Kaonic nuclei -- dense and cold nuclear systems

We have predicted strongly bound kaonic states in few-body nuclei, the bindings of which are on the order of 100 MeV: the separation energies of a $K^{-}$ in $^{3}$He and $^{4}$He are calculated to be 108 and 86 MeV with widths of 20 and 34 MeV, respectively. Substantial contraction of the system is induced due to the strong \textit{KN} attraction, thus forming an unusually-dense nuclear object. Since these kaonic nuclei have large densities more than 3-times the normal density, they provide a unique playground for studying possible QCD structure in dense and cold nuclear medium. We discuss the implication of recently discovered strange tri-baryons in $^{4}$He(stopped-$K^{-}$, $p)$S$^{0 }$(3115) and $^{4}$He(stopped-$K^{-}$, $n)$ S$^{+}$ (3140) within the framework of deeply bound Kaonic states formed on shrunk nuclear cores.
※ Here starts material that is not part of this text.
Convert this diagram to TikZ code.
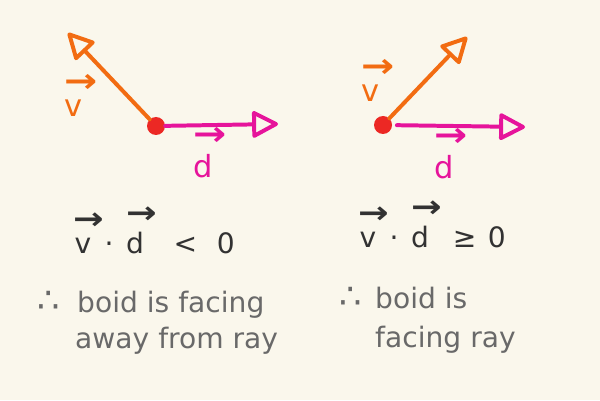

The S$^{+}$ (3140) corresponds to $T$=0 \textit{ppnK}$^{-}$, whereas the S$^{0 }$(3115) to $T$=1 \textit{pnnK}$^{-}$, which is an isobaric analog state of \textit{pppK}$^{-}$. The observed binding energies can be accounted for by including the relativistic effect and by invoking a medium-enhanced \textit{KN} interaction by 15{\%}. A new paradigm is discussed, which would be closely related to important issues of ``chiral symmetry restoration,'' ``kaon condensation'' and ``strange matter.''